## The exercise
Copy the data that follows, character for character, minus the pictures.

[BEGIN]

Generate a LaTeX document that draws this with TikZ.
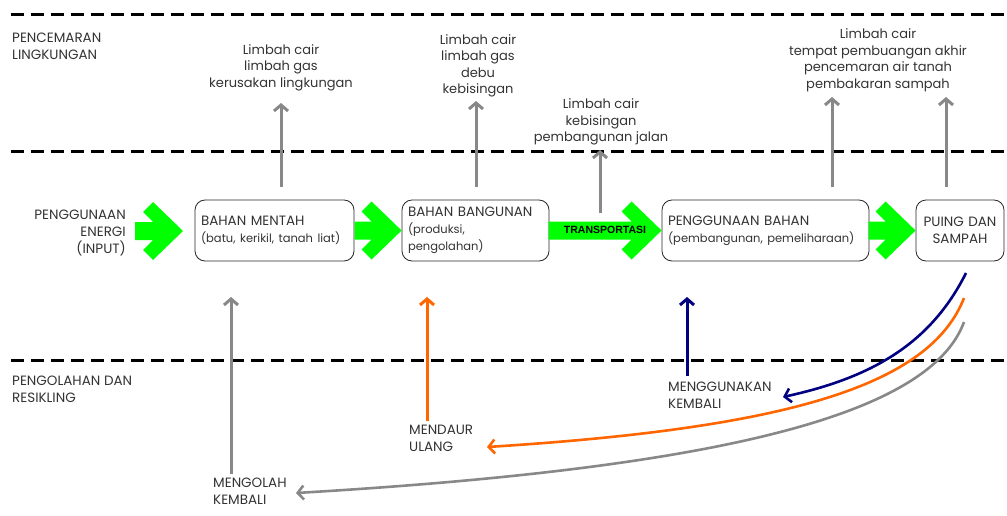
\documentclass[tikz,border=0pt]{standalone}
\usepackage{fontspec}
\setmainfont{Poppins}
\setsansfont{Liberation Sans}
\usetikzlibrary{arrows.meta}
\definecolor{flowgreen}{RGB}{0,255,0}
\definecolor{arrowgray}{RGB}{136,136,136}
\definecolor{reuseblue}{RGB}{0,0,128}
\definecolor{recycleorange}{RGB}{255,102,0}
\definecolor{textgray}{RGB}{51,51,51}
\newcommand{\detail}[2][11.5]{{\fontsize{#1}{17}\selectfont #2}}

\tikzset{
  pics/flowarrow/.style={code={
    \fill[flowgreen] (0,0) -- (-30,-29) -- (-40,-19) -- (-30,-9) -- (#1,-9)
      -- (#1,9) -- (-30,9) -- (-40,19) -- (-30,29) -- cycle;
  }}
}

\begin{document}
\begin{tikzpicture}[x=1pt,y=-1pt,
    every node/.style={font=\fontsize{13.5}{17}\selectfont, text=textgray},
    stage/.style={draw=black!85, line width=0.8pt, rounded corners=10pt,
      minimum height=61pt, inner xsep=6pt, inner ysep=0pt, align=left},
    note/.style={align=center, inner sep=0pt, font=\fontsize{13}{16.5}\selectfont},
    side/.style={align=left, inner sep=0pt, anchor=north west},
    lane/.style={line width=3pt, dash pattern=on 13pt off 7pt},
    barb/.style={-{Straight Barb[length=6pt,width=14pt]}},
    upgray/.style={barb, draw=arrowgray, line width=3pt},
    backline/.style={barb, line width=2.6pt}]
  \useasboundingbox (0,0) rectangle (1007,516);

  % Lanes
  \foreach \y in {15,152,360} {
    \draw[lane] (11,\y) -- (1007,\y);
  }
  \node[side] (pencemaran) at (12,33) {PENCEMARAN\\LINGKUNGAN};
  \node[side] (pengolahan) at (12,376) {PENGOLAHAN DAN\\RESIKLING};

  % Stages
  \node[align=right, inner sep=0pt, anchor=east] (energi) at (126,232.5) {PENGGUNAAN\\ENERGI\\(INPUT)};
  \node[stage, text width=147pt] (mentah) at (274.5,230.5) {BAHAN MENTAH\\\detail{(batu, kerikil, tanah liat)}};
  \node[stage, text width=135pt] (bangunan) at (475.5,230.5) {BAHAN BANGUNAN\\\detail{(produksi,}\\\detail{pengolahan)}};
  \node[stage, text width=195pt] (penggunaan) at (765.5,230.5) {PENGGUNAAN BAHAN\\\detail{(pembangunan, pemeliharaan)}};
  \node[stage, text width=76pt, align=center] (puing) at (960,230.5) {PUING DAN\\SAMPAH};

  % Flow arrows
  \coordinate (start) at (183,231);
  \pic at (start) {flowarrow=-48};
  \pic at (bangunan.west) {flowarrow=-47};
  \pic at (penggunaan.west) {flowarrow=-113};
  \pic at (puing.west) {flowarrow=-47};
  \node[font=\sffamily\fontsize{10.5}{12}\bfseries\selectfont, text=black] (transport) at (605,230) {TRANSPORTASI};

  % Pollution
  \node[note] (pollA) at (281,67.5) {Limbah cair\\limbah gas\\kerusakan lingkungan};
  \node[note] (pollB) at (478,66) {Limbah cair\\limbah gas\\debu\\kebisingan};
  \node[note] (pollC) at (601,122) {Limbah cair\\kebisingan\\pembangunan jalan};
  \node[note] (pollD) at (878,60) {Limbah cair\\tempat pembuangan akhir\\pencemaran air tanah\\pembakaran sampah};
  \foreach \x/\from/\to in {281/187/103, 476/187/101, 600/213/150, 832/187/97, 946/187/97} {
    \coordinate (src\x) at (\x,\from);
    \coordinate (dst\x) at (\x,\to);
    \draw[upgray] (src\x) -- (dst\x);
  }

  % Recycling
  \node[side] (mengolah) at (213,478) {MENGOLAH\\KEMBALI};
  \node[side] (mendaur) at (409,425) {MENDAUR\\ULANG};
  \node[side] (menggunakan) at (668,382) {MENGGUNAKAN\\KEMBALI};
  \coordinate (upA) at (231,297);
  \coordinate (upB) at (427,297);
  \coordinate (upC) at (687,297);
  \draw[upgray] ([xshift=18pt,yshift=4pt]mengolah.north west) -- (upA);
  \draw[upgray, draw=recycleorange] ([xshift=18pt,yshift=4pt]mendaur.north west) -- (upB);
  \draw[upgray, draw=reuseblue] ([xshift=19pt,yshift=6pt]menggunakan.north west) -- (upC);

  \coordinate (fromA) at (966,273);
  \coordinate (fromB) at (964,298);
  \coordinate (fromC) at (964,322);
  \coordinate (toA) at (783,397);
  \coordinate (toB) at (487,447);
  \coordinate (toC) at (296,493);
  \draw[backline, draw=reuseblue] (fromA) .. controls (930,345) and (870,378) .. (toA);
  \draw[backline, draw=recycleorange] (fromB) .. controls (930,385) and (790,428) .. (toB);
  \draw[backline, draw=arrowgray] (fromC) .. controls (930,415) and (720,468) .. (toC);
\end{tikzpicture}
\end{document}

[END]

## Solved exercise
Generate a LaTeX document that draws this with TikZ.
\documentclass[tikz,border=0pt]{standalone}
\usepackage{fontspec}
\setmainfont{Poppins}
\setsansfont{Liberation Sans}
\usetikzlibrary{arrows.meta}
\definecolor{flowgreen}{RGB}{0,255,0}
\definecolor{arrowgray}{RGB}{136,136,136}
\definecolor{reuseblue}{RGB}{0,0,128}
\definecolor{recycleorange}{RGB}{255,102,0}
\definecolor{textgray}{RGB}{51,51,51}
\newcommand{\detail}[2][11.5]{{\fontsize{#1}{17}\selectfont #2}}

\tikzset{
  pics/flowarrow/.style={code={
    \fill[flowgreen] (0,0) -- (-30,-29) -- (-40,-19) -- (-30,-9) -- (#1,-9)
      -- (#1,9) -- (-30,9) -- (-40,19) -- (-30,29) -- cycle;
  }}
}

\begin{document}
\begin{tikzpicture}[x=1pt,y=-1pt,
    every node/.style={font=\fontsize{13.5}{17}\selectfont, text=textgray},
    stage/.style={draw=black!85, line width=0.8pt, rounded corners=10pt,
      minimum height=61pt, inner xsep=6pt, inner ysep=0pt, align=left},
    note/.style={align=center, inner sep=0pt, font=\fontsize{13}{16.5}\selectfont},
    side/.style={align=left, inner sep=0pt, anchor=north west},
    lane/.style={line width=3pt, dash pattern=on 13pt off 7pt},
    barb/.style={-{Straight Barb[length=6pt,width=14pt]}},
    upgray/.style={barb, draw=arrowgray, line width=3pt},
    backline/.style={barb, line width=2.6pt}]
  \useasboundingbox (0,0) rectangle (1007,516);

  % Lanes
  \foreach \y in {15,152,360} {
    \draw[lane] (11,\y) -- (1007,\y);
  }
  \node[side] (pencemaran) at (12,33) {PENCEMARAN\\LINGKUNGAN};
  \node[side] (pengolahan) at (12,376) {PENGOLAHAN DAN\\RESIKLING};

  % Stages
  \node[align=right, inner sep=0pt, anchor=east] (energi) at (126,232.5) {PENGGUNAAN\\ENERGI\\(INPUT)};
  \node[stage, text width=147pt] (mentah) at (274.5,230.5) {BAHAN MENTAH\\\detail{(batu, kerikil, tanah liat)}};
  \node[stage, text width=135pt] (bangunan) at (475.5,230.5) {BAHAN BANGUNAN\\\detail{(produksi,}\\\detail{pengolahan)}};
  \node[stage, text width=195pt] (penggunaan) at (765.5,230.5) {PENGGUNAAN BAHAN\\\detail{(pembangunan, pemeliharaan)}};
  \node[stage, text width=76pt, align=center] (puing) at (960,230.5) {PUING DAN\\SAMPAH};

  % Flow arrows
  \coordinate (start) at (183,231);
  \pic at (start) {flowarrow=-48};
  \pic at (bangunan.west) {flowarrow=-47};
  \pic at (penggunaan.west) {flowarrow=-113};
  \pic at (puing.west) {flowarrow=-47};
  \node[font=\sffamily\fontsize{10.5}{12}\bfseries\selectfont, text=black] (transport) at (605,230) {TRANSPORTASI};

  % Pollution
  \node[note] (pollA) at (281,67.5) {Limbah cair\\limbah gas\\kerusakan lingkungan};
  \node[note] (pollB) at (478,66) {Limbah cair\\limbah gas\\debu\\kebisingan};
  \node[note] (pollC) at (601,122) {Limbah cair\\kebisingan\\pembangunan jalan};
  \node[note] (pollD) at (878,60) {Limbah cair\\tempat pembuangan akhir\\pencemaran air tanah\\pembakaran sampah};
  \foreach \x/\from/\to in {281/187/103, 476/187/101, 600/213/150, 832/187/97, 946/187/97} {
    \coordinate (src\x) at (\x,\from);
    \coordinate (dst\x) at (\x,\to);
    \draw[upgray] (src\x) -- (dst\x);
  }

  % Recycling
  \node[side] (mengolah) at (213,478) {MENGOLAH\\KEMBALI};
  \node[side] (mendaur) at (409,425) {MENDAUR\\ULANG};
  \node[side] (menggunakan) at (668,382) {MENGGUNAKAN\\KEMBALI};
  \coordinate (upA) at (231,297);
  \coordinate (upB) at (427,297);
  \coordinate (upC) at (687,297);
  \draw[upgray] ([xshift=18pt,yshift=4pt]mengolah.north west) -- (upA);
  \draw[upgray, draw=recycleorange] ([xshift=18pt,yshift=4pt]mendaur.north west) -- (upB);
  \draw[upgray, draw=reuseblue] ([xshift=19pt,yshift=6pt]menggunakan.north west) -- (upC);

  \coordinate (fromA) at (966,273);
  \coordinate (fromB) at (964,298);
  \coordinate (fromC) at (964,322);
  \coordinate (toA) at (783,397);
  \coordinate (toB) at (487,447);
  \coordinate (toC) at (296,493);
  \draw[backline, draw=reuseblue] (fromA) .. controls (930,345) and (870,378) .. (toA);
  \draw[backline, draw=recycleorange] (fromB) .. controls (930,385) and (790,428) .. (toB);
  \draw[backline, draw=arrowgray] (fromC) .. controls (930,415) and (720,468) .. (toC);
\end{tikzpicture}
\end{document}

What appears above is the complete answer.